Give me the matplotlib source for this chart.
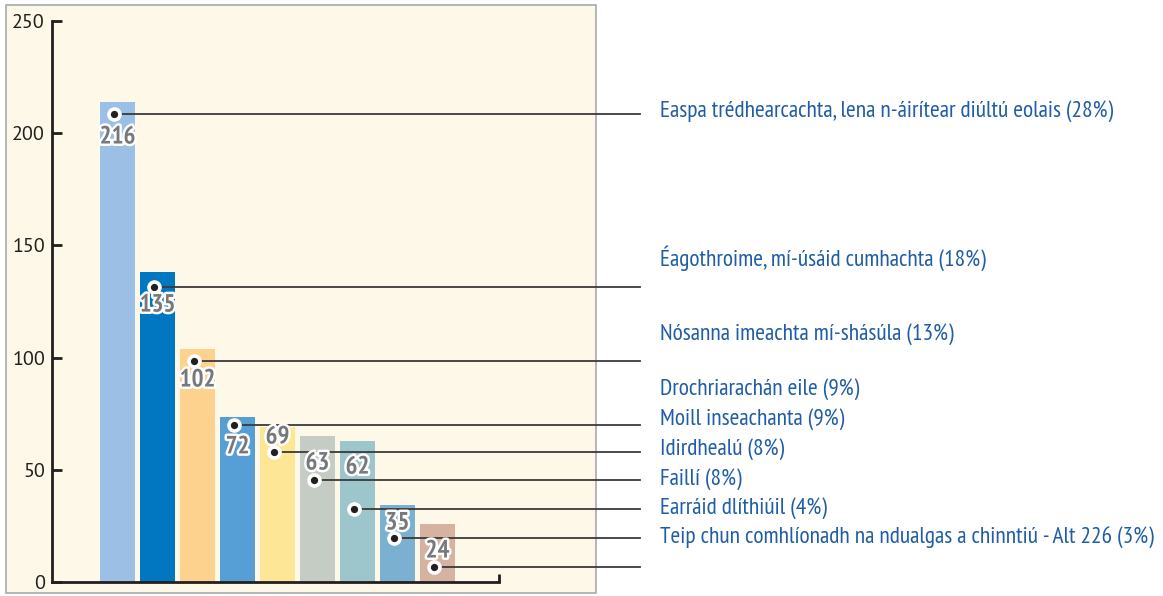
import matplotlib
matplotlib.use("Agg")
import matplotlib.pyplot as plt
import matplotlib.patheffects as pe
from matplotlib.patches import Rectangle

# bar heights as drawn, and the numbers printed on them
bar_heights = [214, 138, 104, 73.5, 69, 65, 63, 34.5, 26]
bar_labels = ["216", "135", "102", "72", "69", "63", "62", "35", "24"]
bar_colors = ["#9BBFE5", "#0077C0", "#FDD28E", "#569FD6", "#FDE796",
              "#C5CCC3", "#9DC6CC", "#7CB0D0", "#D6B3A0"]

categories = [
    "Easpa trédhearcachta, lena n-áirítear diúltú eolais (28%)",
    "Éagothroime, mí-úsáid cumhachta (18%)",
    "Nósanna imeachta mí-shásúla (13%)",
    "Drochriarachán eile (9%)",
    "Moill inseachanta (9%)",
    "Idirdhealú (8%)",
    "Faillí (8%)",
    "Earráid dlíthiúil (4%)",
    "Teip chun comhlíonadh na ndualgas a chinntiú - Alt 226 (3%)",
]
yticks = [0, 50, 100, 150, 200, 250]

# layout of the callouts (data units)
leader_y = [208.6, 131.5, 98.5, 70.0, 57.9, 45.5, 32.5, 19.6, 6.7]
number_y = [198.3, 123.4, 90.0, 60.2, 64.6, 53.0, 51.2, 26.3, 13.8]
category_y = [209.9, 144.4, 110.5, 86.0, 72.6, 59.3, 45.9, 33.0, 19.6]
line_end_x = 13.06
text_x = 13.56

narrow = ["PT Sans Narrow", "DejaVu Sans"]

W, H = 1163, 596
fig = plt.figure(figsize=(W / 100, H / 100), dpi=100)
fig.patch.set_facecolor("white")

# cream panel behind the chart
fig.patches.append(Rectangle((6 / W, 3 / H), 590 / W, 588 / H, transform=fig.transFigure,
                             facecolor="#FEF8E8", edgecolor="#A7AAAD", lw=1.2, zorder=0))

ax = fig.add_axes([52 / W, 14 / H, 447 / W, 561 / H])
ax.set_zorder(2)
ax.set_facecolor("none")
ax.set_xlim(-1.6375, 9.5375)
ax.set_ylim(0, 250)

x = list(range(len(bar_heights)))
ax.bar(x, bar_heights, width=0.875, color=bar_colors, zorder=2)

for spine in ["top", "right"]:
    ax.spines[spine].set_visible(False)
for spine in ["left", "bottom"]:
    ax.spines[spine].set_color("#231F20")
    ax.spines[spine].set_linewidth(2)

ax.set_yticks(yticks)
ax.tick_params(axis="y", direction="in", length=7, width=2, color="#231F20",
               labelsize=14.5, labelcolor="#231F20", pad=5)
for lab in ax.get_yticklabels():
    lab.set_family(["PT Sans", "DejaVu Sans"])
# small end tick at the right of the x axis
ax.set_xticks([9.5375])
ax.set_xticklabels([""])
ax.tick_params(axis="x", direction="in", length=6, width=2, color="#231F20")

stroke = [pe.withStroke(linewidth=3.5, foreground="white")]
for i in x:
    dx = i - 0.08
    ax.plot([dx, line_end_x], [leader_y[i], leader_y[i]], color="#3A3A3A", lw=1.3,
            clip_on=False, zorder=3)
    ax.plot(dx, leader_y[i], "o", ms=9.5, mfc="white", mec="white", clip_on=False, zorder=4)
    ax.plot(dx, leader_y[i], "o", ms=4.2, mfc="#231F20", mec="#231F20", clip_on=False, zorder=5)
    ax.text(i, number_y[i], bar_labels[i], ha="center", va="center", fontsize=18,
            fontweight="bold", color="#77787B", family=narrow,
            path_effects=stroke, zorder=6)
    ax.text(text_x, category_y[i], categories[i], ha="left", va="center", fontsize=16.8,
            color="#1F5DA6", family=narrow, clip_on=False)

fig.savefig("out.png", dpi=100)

********

> Exercise task
Copy exactly the lines running from the beginning of the listing through the line that has "from matplotlib.patches import Rectangle". Drop the pictures.

> Exercise answer
Give me the matplotlib source for this chart.
import matplotlib
matplotlib.use("Agg")
import matplotlib.pyplot as plt
import matplotlib.patheffects as pe
from matplotlib.patches import Rectangle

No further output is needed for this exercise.